First and foremost – speeding is not a criminal offence, it’s a minor/summary offence and does not result in a criminal record.

It’s a motoring offence, not a conviction (as, typically, you admit to the offence voluntarily, so a conviction is never obtained).

£8m is not a drop in the ocean at all. It’s a punitive tax on those people who, in most cases, accidentally stray slightly above the limit and the automaton machine then takes over.

Your licence plate is automatically captured, an automatic notice of intended prosecution (NIP) is then sent and an automatic fine issued (once you admit your guilt of course).

All of this is fully automated and pays no attention whatsoever to the road conditions nor time of day and without reference to the whole.
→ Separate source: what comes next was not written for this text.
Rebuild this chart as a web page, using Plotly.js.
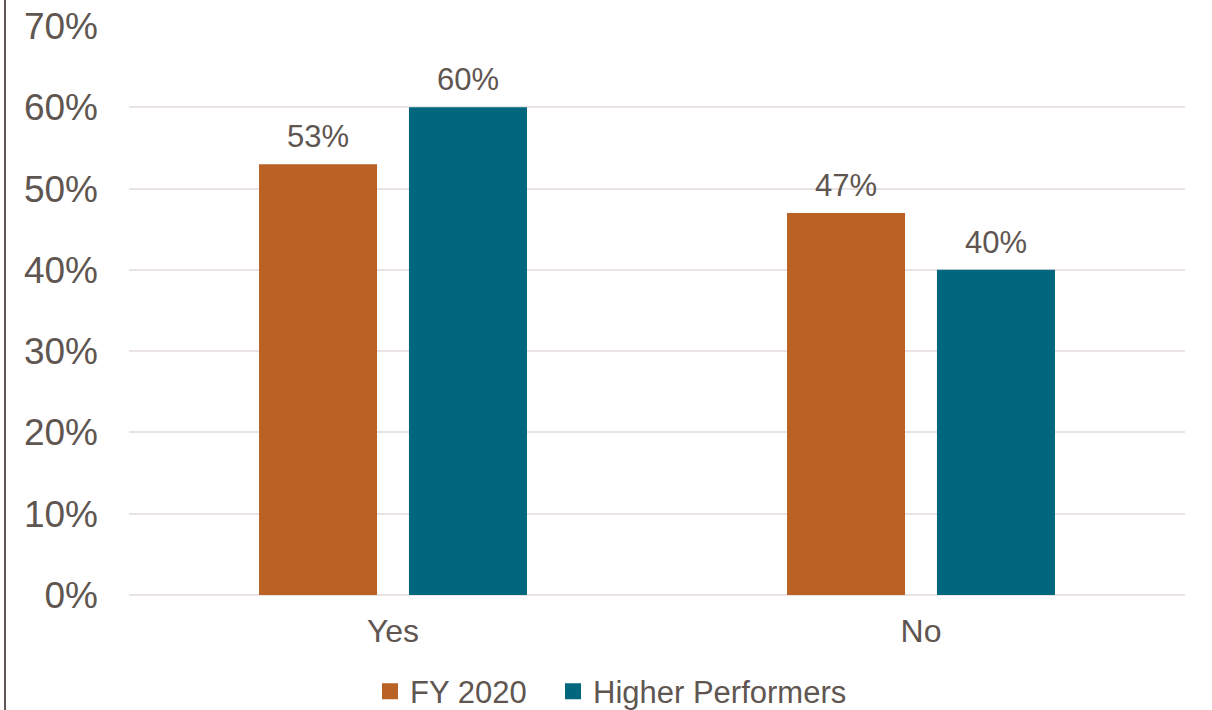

The fines collected do nothing for road safety but are absorbed into the socalled safety partnerships to, oh, fund the cameras!

The fact remains – not all accidents are the result of speeding as DJ Cook would have you believe and infers when using the extended datum of ten years to make his/her statistics look reasonable.

What is also forgotten about here, and hardly ever reported, is that car manufacturers have risen to the issues suggested.

Modern cars have far superior mechanics, brakes (and reduced stopping distances far in excess of what the Highway Code suggests), engine management units, exhausts, safety systems and braking systems – leading to much lower pollution (certainly less than diesel buses and trains) than 10, 20 or 30 years ago.

Coincidentally, this is the same time period that the law referred to by DJ Cook was last updated.

In other words, we are hamstrung by statistics that are pointless, laws that are out of date and limits that haven’t changed since the Ford Model T was last on the road.

The car industry has changed – it’s just a shame the views have not, which is not progress but a retrograde step too far.

I am not suggesting for one moment that we should ignore the law or the reasons behind speed limits – but I am definitely saying not to tar everyone with the same broad brush. Speed cameras are an easily collectible tax.